[Source code of charts]
┄┄┄┄┄┄┄┄┄┄
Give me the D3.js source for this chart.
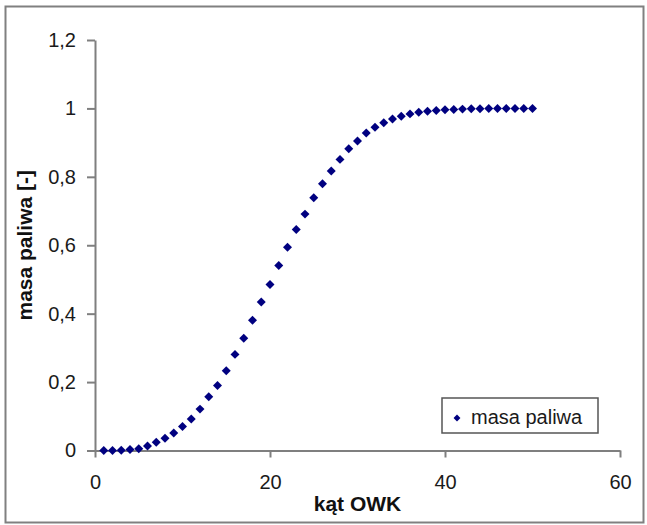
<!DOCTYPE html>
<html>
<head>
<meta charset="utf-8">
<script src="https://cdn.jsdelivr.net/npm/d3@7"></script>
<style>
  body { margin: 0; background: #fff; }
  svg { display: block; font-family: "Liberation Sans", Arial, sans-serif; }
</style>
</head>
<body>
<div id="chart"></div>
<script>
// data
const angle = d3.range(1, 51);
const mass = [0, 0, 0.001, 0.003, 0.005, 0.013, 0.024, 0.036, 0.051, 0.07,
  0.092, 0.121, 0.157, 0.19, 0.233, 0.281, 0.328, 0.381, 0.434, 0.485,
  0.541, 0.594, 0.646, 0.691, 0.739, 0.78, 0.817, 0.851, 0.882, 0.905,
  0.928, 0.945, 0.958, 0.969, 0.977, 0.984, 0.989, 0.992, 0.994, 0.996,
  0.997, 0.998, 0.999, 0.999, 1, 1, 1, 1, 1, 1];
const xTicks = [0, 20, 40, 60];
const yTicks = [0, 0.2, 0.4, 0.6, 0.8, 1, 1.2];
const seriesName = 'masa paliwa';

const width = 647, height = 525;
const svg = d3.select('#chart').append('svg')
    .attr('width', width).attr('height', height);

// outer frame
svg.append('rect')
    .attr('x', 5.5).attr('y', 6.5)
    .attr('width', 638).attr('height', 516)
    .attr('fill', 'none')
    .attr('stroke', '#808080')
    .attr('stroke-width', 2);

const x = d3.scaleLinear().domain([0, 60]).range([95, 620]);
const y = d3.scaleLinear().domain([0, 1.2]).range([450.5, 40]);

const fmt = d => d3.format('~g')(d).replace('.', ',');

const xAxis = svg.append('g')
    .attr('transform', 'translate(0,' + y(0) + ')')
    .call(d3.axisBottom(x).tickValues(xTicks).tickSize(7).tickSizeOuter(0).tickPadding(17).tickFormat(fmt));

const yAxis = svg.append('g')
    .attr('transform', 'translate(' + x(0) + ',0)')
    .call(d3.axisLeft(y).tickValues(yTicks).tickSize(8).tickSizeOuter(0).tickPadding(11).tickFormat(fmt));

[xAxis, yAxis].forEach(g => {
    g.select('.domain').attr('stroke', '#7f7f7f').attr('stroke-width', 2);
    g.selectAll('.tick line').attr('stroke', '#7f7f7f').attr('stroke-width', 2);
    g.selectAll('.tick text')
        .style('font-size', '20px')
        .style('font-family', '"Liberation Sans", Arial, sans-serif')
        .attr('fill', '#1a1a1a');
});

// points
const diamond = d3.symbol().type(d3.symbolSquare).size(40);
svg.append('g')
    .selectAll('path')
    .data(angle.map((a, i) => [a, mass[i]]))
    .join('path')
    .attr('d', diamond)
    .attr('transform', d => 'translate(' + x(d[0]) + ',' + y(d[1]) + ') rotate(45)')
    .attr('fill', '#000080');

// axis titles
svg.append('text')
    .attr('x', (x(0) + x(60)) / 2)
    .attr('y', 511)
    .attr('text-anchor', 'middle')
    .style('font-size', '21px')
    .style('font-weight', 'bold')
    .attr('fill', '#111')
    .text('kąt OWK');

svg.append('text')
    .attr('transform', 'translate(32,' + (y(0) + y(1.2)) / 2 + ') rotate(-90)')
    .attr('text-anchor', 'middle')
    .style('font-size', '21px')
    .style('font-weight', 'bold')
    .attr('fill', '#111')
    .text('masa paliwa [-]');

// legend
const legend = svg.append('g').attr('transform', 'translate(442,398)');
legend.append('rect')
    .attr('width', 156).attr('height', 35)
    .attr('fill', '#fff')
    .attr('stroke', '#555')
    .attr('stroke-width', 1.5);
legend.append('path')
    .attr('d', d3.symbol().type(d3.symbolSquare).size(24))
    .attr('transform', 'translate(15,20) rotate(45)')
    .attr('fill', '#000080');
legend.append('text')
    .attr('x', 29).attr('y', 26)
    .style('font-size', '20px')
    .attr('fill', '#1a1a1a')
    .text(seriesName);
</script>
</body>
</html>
┄┄┄┄┄┄┄┄┄┄
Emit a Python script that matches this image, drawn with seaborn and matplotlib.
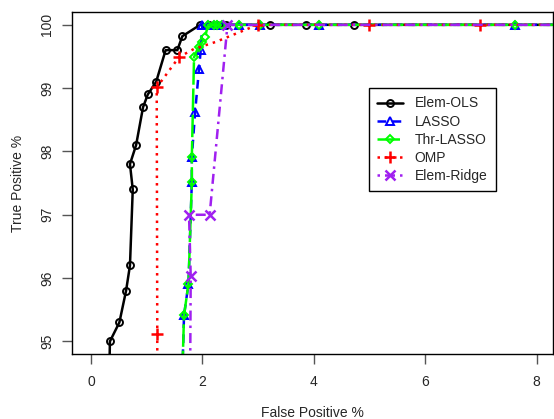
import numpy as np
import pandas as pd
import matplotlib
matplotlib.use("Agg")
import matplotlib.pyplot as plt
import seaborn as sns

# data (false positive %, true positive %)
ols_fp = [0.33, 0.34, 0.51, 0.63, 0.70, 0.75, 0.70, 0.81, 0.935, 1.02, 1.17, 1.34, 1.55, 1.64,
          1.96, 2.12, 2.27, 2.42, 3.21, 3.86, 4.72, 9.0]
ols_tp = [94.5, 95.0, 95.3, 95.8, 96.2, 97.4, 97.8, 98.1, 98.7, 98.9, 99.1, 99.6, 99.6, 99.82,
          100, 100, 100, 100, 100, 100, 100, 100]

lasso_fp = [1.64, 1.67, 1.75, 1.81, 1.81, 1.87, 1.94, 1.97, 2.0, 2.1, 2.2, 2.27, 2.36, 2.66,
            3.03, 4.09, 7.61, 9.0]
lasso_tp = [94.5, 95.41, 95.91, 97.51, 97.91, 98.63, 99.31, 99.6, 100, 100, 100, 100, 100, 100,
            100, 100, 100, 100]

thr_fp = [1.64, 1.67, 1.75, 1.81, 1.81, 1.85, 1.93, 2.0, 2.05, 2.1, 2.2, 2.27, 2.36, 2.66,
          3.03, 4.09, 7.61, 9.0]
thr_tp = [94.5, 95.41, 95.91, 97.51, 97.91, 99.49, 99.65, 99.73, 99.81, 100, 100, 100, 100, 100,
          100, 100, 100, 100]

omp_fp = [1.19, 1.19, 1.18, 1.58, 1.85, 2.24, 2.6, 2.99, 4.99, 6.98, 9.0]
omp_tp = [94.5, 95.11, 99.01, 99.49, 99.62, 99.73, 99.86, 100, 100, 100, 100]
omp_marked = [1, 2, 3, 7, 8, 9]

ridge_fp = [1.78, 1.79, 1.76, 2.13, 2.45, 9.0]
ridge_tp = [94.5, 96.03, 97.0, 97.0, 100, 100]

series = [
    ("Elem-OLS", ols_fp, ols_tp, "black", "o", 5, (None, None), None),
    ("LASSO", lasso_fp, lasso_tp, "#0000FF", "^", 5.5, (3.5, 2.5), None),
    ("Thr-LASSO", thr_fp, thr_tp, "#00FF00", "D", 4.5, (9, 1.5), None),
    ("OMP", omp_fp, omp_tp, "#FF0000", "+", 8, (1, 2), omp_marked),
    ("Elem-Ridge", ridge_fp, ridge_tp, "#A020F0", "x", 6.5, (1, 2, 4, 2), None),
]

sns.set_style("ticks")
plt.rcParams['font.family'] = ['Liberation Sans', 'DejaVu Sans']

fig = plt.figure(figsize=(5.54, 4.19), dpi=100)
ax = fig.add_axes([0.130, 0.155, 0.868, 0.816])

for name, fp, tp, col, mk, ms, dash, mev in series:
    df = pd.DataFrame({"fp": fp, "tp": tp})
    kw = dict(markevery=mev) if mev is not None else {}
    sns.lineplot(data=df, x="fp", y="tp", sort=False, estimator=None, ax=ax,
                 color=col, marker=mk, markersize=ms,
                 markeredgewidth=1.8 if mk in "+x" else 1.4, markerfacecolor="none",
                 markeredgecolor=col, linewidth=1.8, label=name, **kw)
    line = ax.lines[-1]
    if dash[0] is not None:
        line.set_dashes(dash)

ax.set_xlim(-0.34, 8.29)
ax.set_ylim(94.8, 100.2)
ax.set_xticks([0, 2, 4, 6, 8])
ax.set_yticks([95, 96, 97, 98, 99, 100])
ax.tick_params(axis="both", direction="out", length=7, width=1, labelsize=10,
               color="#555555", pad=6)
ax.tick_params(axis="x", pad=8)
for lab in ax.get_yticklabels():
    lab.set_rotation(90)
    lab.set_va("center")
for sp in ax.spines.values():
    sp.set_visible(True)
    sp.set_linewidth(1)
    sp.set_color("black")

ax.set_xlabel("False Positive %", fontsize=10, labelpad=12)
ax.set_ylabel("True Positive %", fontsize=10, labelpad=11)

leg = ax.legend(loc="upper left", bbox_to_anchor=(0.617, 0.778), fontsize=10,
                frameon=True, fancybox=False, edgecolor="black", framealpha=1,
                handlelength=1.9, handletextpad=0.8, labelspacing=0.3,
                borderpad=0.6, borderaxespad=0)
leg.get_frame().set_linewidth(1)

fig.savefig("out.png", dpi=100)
┄┄┄┄┄┄┄┄┄┄
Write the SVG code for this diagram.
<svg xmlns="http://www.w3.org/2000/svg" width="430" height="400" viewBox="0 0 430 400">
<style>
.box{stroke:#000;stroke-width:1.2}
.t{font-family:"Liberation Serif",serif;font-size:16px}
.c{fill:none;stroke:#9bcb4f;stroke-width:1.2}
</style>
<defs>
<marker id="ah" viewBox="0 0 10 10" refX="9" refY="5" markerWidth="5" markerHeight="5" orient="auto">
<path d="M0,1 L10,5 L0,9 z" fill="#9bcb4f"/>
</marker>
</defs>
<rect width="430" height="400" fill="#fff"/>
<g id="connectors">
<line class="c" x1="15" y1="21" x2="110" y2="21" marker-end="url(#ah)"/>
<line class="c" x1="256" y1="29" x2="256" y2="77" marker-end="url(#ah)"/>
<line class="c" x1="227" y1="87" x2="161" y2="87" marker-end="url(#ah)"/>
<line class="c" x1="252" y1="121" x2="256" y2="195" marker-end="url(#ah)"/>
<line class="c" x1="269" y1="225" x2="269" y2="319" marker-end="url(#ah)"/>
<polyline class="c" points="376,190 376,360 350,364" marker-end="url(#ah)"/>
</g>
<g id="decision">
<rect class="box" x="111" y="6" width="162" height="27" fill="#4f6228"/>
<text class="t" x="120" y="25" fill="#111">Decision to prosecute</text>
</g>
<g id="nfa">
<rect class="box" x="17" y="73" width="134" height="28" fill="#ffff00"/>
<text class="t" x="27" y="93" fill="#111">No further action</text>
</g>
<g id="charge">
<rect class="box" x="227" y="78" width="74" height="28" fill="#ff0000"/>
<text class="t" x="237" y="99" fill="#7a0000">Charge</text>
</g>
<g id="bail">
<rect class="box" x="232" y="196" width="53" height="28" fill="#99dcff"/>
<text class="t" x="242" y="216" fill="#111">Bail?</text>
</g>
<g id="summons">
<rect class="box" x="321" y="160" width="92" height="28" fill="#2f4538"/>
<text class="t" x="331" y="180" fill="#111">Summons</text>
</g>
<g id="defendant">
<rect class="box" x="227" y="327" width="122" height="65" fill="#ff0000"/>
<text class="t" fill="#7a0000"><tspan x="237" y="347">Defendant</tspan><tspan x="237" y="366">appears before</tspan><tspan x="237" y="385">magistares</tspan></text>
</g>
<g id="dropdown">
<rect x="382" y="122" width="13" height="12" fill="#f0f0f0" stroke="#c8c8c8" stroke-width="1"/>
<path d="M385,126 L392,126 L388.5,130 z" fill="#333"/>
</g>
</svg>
┄┄┄┄┄┄┄┄┄┄
— Exercise description —
Scan the data for the word "matplotlib" and copy every line where it shows up.

— Exercise output —
Emit a Python script that matches this image, drawn with seaborn and matplotlib.
import matplotlib
matplotlib.use("Agg")
import matplotlib.pyplot as plt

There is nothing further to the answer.